First of all he didn't commit the crime that the special council, Fitzgerald, was to investigate. Richard Armitage did.
Second, Valerie Plame was not a covert CIA agent under the Intelligence Identities Protection Act of 1982 at the time. As this exchange between Henry Waxman and Victoria Toensing, the author of the act, during a hearing by the House Government Oversight Committee on March 16,2007 shows, Plame was not a covert agent under the act.
WAXMAN: I am stunned, Ms. Toensing, that you would come here with absolute conclusions that she was not a covert agent; the White House did not leak it; no one seemed to know in advance that she was a CIA agent. Do you know those facts for your own firsthand knowledge?
TOENSING: Well, lets just take those one by one. As I said, I was there. I was the chief drafter for chairman --
WAXMAN: I'm not asking for your credentials. I'm asking how you reached those conclusions. Do you --
TOENSING: That's part of my credentials is because I know what the intent of the act was.
WAXMAN: I'm not asking what the intent of the act was.
TOENSING: Well that’s the question.
WAXMAN: Do you know that she was not a covert agent?
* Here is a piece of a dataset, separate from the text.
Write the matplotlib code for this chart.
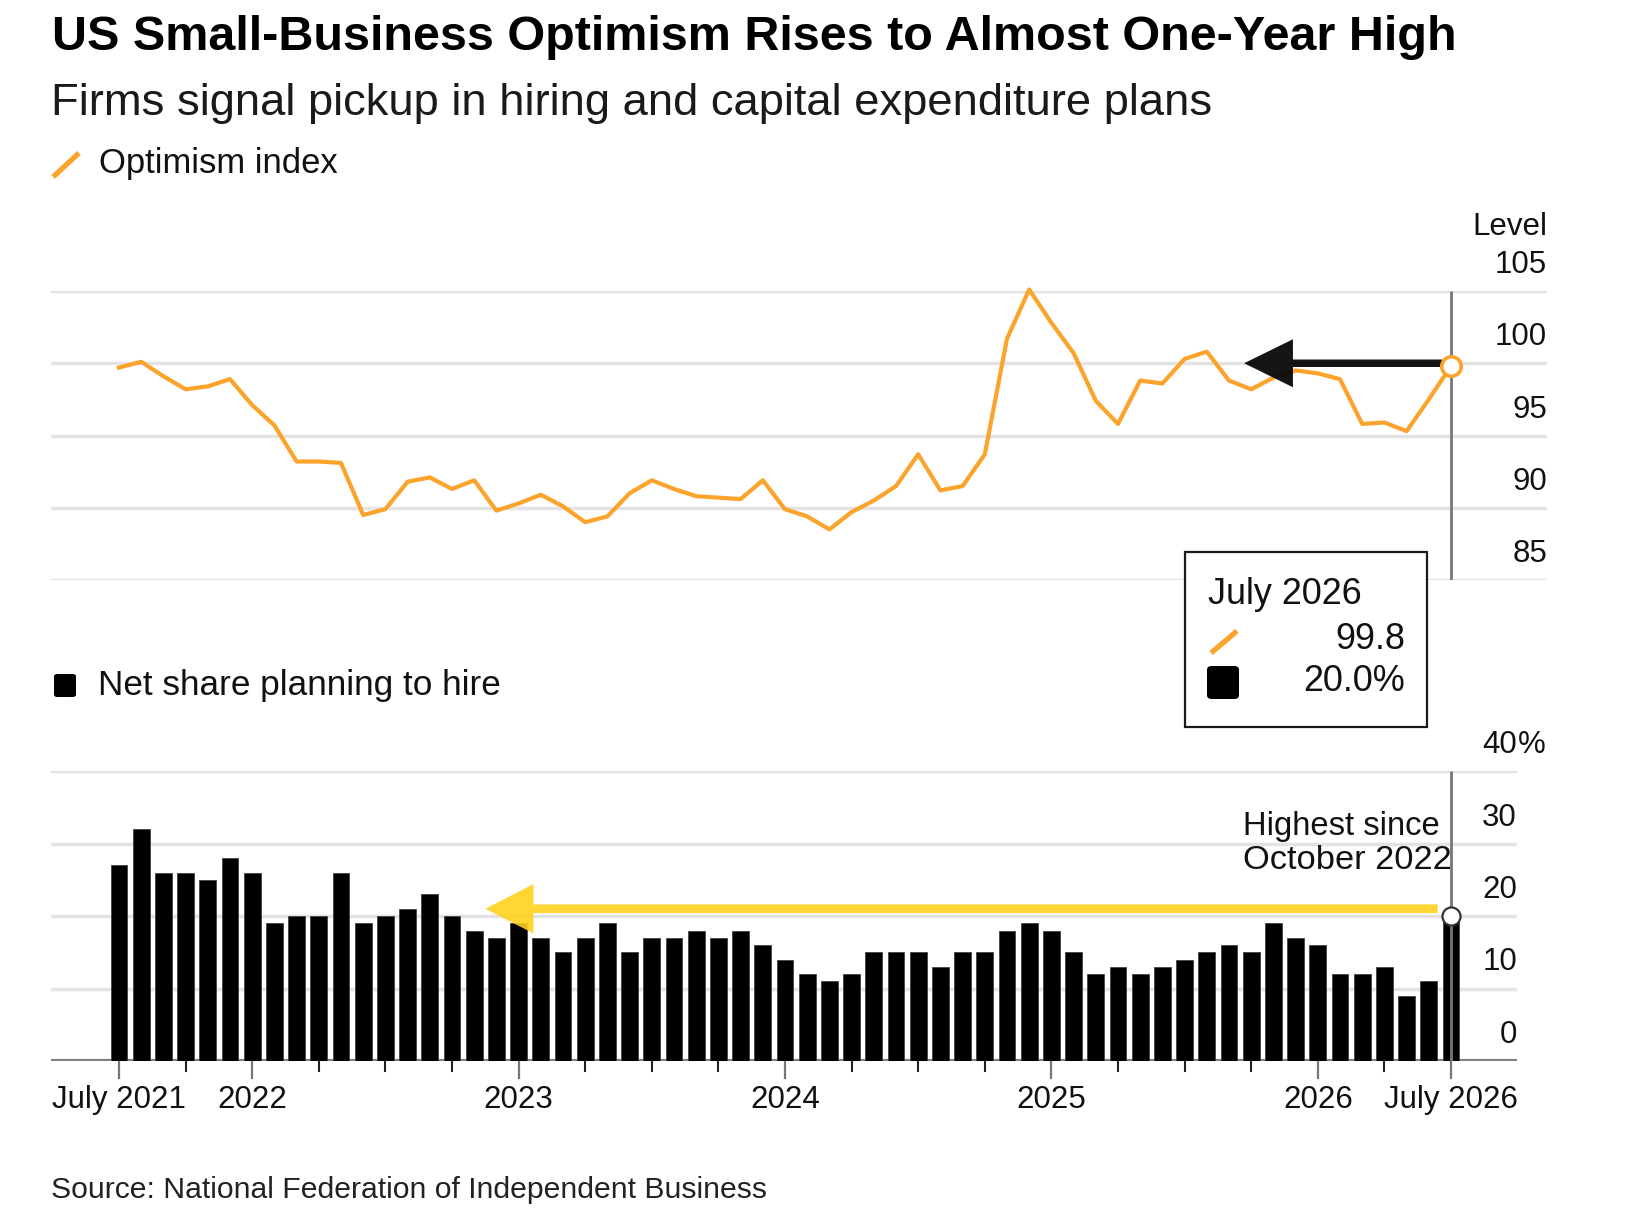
import matplotlib
matplotlib.use("Agg")
import matplotlib.pyplot as plt
from matplotlib.patches import Rectangle, FancyBboxPatch, FancyArrow
from matplotlib.lines import Line2D

plt.rcParams['font.family'] = ['Liberation Sans', 'DejaVu Sans']

# ---------------- data ----------------
optimism = [99.7, 100.1, 99.1, 98.2, 98.4, 98.9, 97.1, 95.7, 93.2, 93.2,
            93.1, 89.5, 89.9, 91.8, 92.1, 91.3, 91.9, 89.8, 90.3, 90.9,
            90.1, 89.0, 89.4, 91.0, 91.9, 91.3, 90.8, 90.7, 90.6, 91.9,
            89.9, 89.4, 88.5, 89.7, 90.5, 91.5, 93.7, 91.2, 91.5, 93.7,
            101.7, 105.1, 102.8, 100.7, 97.4, 95.8, 98.8, 98.6, 100.3, 100.8,
            98.8, 98.2, 99.0, 99.5, 99.3, 98.9, 95.8, 95.9, 95.3, 97.5,
            99.8]
hiring = [27, 32, 26, 26, 25, 28, 26, 19, 20, 20,
          26, 19, 20, 21, 23, 20, 18, 17, 19, 17,
          15, 17, 19, 15, 17, 17, 18, 17, 18, 16,
          14, 12, 11, 12, 15, 15, 15, 13, 15, 15,
          18, 19, 18, 15, 12, 13, 12, 13, 14, 15,
          16, 15, 19, 17, 16, 12, 12, 13, 9, 11,
          20]
x_idx = list(range(len(optimism)))
xtick_pos = [0, 6, 18, 30, 42, 54, 60]
xtick_labels = ["July 2021", "2022", "2023", "2024", "2025", "2026", "July 2026"]
top_ticks = [85, 90, 95, 100, 105]
bot_ticks = [0, 10, 20, 30, 40]

ORANGE = '#FCA32C'
YELLOW = '#FFD21E'
GRID = '#E3E3E3'

W, H = 1650, 1230
fig = plt.figure(figsize=(W / 100, H / 100), dpi=100)
renderer = fig.canvas.get_renderer()

X0, X60 = 119.0, 1451.0
D = (X60 - X0) / 60.0


def axes_px(left, top, right, bottom):
    return fig.add_axes([left / W, 1 - bottom / H, (right - left) / W, (bottom - top) / H])


def ftext(x, y, s, width=None, size=22.5, ha='left', **kw):
    t = fig.text(x / W, 1 - y / H, s, fontsize=size, ha=ha, va='baseline', **kw)
    if width:
        bb = t.get_window_extent(renderer)
        t.set_fontsize(size * width / bb.width)
    return t


# ---------------- top panel ----------------
T_L, T_T, T_R, T_B = 51, 291, 1547, 580
ax1 = axes_px(T_L, T_T, T_R, T_B)
ax1.set_xlim((T_L - X0) / D, (T_R - X0) / D)
ax1.set_ylim(top_ticks[0], top_ticks[-1])
ax1.axis('off')
for v in top_ticks:
    ax1.axhline(v, color=GRID, lw=2.5, zorder=1)
    ax1.annotate(str(v), xy=(1, v), xycoords=('axes fraction', 'data'),
                 xytext=(0, 18), textcoords='offset pixels', ha='right',
                 va='baseline', fontsize=22.5, color='#111')
last = x_idx[-1]
ax1.plot([last, last], [top_ticks[0], top_ticks[-1]], color='#777777', lw=2, zorder=2,
         solid_capstyle='butt')
ax1.plot(x_idx, optimism, color=ORANGE, lw=3, zorder=3, clip_on=False,
         solid_joinstyle='round')
# black annotation arrow
ty_px = (T_B - T_T) / (top_ticks[-1] - top_ticks[0])
arr_tip = 50.68
arr_start = last - 0.4
ax1.add_patch(FancyArrow(arr_start, 100.0, arr_tip - arr_start, 0,
                         width=7.5 / ty_px, head_width=48 / ty_px, head_length=2.2,
                         length_includes_head=True, color='#080808', alpha=0.95,
                         lw=0, zorder=4, clip_on=False))
ax1.plot([last], [optimism[-1]], 'o', ms=14, mfc='white', mec=ORANGE, mew=2.6,
         zorder=5, clip_on=False)

# ---------------- bottom panel ----------------
B_L, B_T, B_R, B_B = 51, 771, 1517, 1061
ax2 = axes_px(B_L, B_T, B_R, B_B)
ax2.set_xlim((B_L - X0) / D, (B_R - X0) / D)
ax2.set_ylim(bot_ticks[0], bot_ticks[-1])
ax2.axis('off')
by_px = (B_B - B_T) / (bot_ticks[-1] - bot_ticks[0])
for v in bot_ticks[1:]:
    ax2.axhline(v, color=GRID, lw=2.5, zorder=0)
ax2.axhline(0, color='#808080', lw=3, zorder=1)
for v in bot_ticks:
    ax2.annotate(str(v), xy=(1, v), xycoords=('axes fraction', 'data'),
                 xytext=(0, 18), textcoords='offset pixels', ha='right',
                 va='baseline', fontsize=22.5, color='#111')
ax2.annotate('%', xy=(1, bot_ticks[-1]), xycoords=('axes fraction', 'data'),
             xytext=(1, 18), textcoords='offset pixels', ha='left',
             va='baseline', fontsize=22.5, color='#111')
ax2.bar(x_idx, hiring, width=0.76, color='black', edgecolor='#444444', lw=0.6, zorder=2)
ax2.plot([last, last], [0, bot_ticks[-1]], color='#777777', lw=2, zorder=3,
         solid_capstyle='butt')
# x ticks
for i in range(0, len(hiring), 3):
    if i in xtick_pos:
        continue
    ax2.plot([i, i], [0, -10 / by_px], color='#222222', lw=1.5, clip_on=False, zorder=1)
for i, lab in zip(xtick_pos, xtick_labels):
    ax2.plot([i, i], [0, -17 / by_px], color='#777777', lw=1.6, clip_on=False, zorder=1)
    ax2.annotate(lab, xy=(i, 0), xycoords='data', xytext=(0, -47),
                 textcoords='offset pixels', ha='center', va='baseline',
                 fontsize=22.5, color='#111')
# yellow annotation arrow
y_arrow = 21.0
ax2.add_patch(FancyArrow(last - 0.6, y_arrow, 16.5 - (last - 0.6), 0,
                         width=8.7 / by_px, head_width=6.8, head_length=2.17,
                         length_includes_head=True, color=YELLOW, alpha=0.9,
                         lw=0, zorder=4, clip_on=False))
ax2.plot([last], [hiring[-1]], 'o', ms=13, mfc='white', mec='#333333', mew=1.6,
         zorder=5, clip_on=False)

# ---------------- texts ----------------
ftext(52, 50, "US Small-Business Optimism Rises to Almost One-Year High",
      width=1404, size=36, fontweight='bold', color='black')
ftext(51, 115, "Firms signal pickup in hiring and capital expenditure plans",
      width=1160, size=30, color='#1a1a1a')
ftext(99, 173, "Optimism index", width=239, size=24, color='#111')
ftext(98.5, 695, "Net share planning to hire", width=402, size=24, color='#111')
ftext(51, 1198, "Source: National Federation of Independent Business",
      width=716, size=19, color='#222')
ftext(1547, 235, "Level", size=22.5, ha='right', color='#111')
ftext(1243, 835, "Highest since", width=197, size=23, color='#111', zorder=6)
ftext(1243, 869, "October 2022", width=209, size=23, color='#111', zorder=6)

# legend icons
fig.add_artist(Line2D([53 / W, 79 / W], [1 - 177 / H, 1 - 153 / H],
                      color=ORANGE, lw=3.8, solid_capstyle='butt'))
fig.add_artist(FancyBboxPatch((54 / W, 1 - 697 / H), 22 / W, 23 / H,
                              boxstyle='round,pad=0,rounding_size=0.002',
                              fc='black', ec='none', transform=fig.transFigure))

# tooltip box
fig.add_artist(Rectangle((1185 / W, 1 - 727 / H), (1427 - 1185) / W, (727 - 552) / H,
                         fc='white', ec='#1a1a1a', lw=1.6, transform=fig.transFigure,
                         zorder=7))
t = ftext(1208, 604, "July 2026", width=154, size=25, color='#111', zorder=8)
ftext(1405, 649, f"{optimism[-1]:.1f}", size=t.get_fontsize(), ha='right',
      color='#111', zorder=8)
ftext(1405, 691, f"{hiring[-1]:.1f}%", size=t.get_fontsize(), ha='right',
      color='#111', zorder=8)
fig.add_artist(Line2D([1211 / W, 1237 / W], [1 - 653 / H, 1 - 631 / H],
                      color=ORANGE, lw=3.8, solid_capstyle='butt', zorder=8))
fig.add_artist(FancyBboxPatch((1207 / W, 1 - 699 / H), 32 / W, 33 / H,
                              boxstyle='round,pad=0,rounding_size=0.003',
                              fc='black', ec='none', transform=fig.transFigure,
                              zorder=8))

fig.savefig("out.png", dpi=100, facecolor='white')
TOENSING: She is not a covert agent under the act.
WAXMAN: Okay, so --
TOENSING: You can call anybody anything you want to in the halls of the CIA.
WAXMAN: General Hayden! General Hayden, head of the CIA, told me personally that she was. If I said that she was a covert agent, it wouldn't be an incorrect statement?
TOENSING: Does he want to swear that she was a covert agent under the act?
WAXMAN: I'm trying to say as carefully as I can. He reviewed my statement, and my statement was that she was a covert agent.
TOENSING: Well, he didn't say it was under the act.
WAXMAN: Okay, so you're trying to define it exactly under the act.
TOENSING: That's important.
WAXMAN: No, no, no, no, no, no. I'm not giving you -- I'm not yielding my time to you.
Basically, Libby was going to spend time in jail for forgetting some details of a minor conversation about a crime that was not even committed.
President Bush did the right thing to correct this injustice. Next, he should issue a full pardon.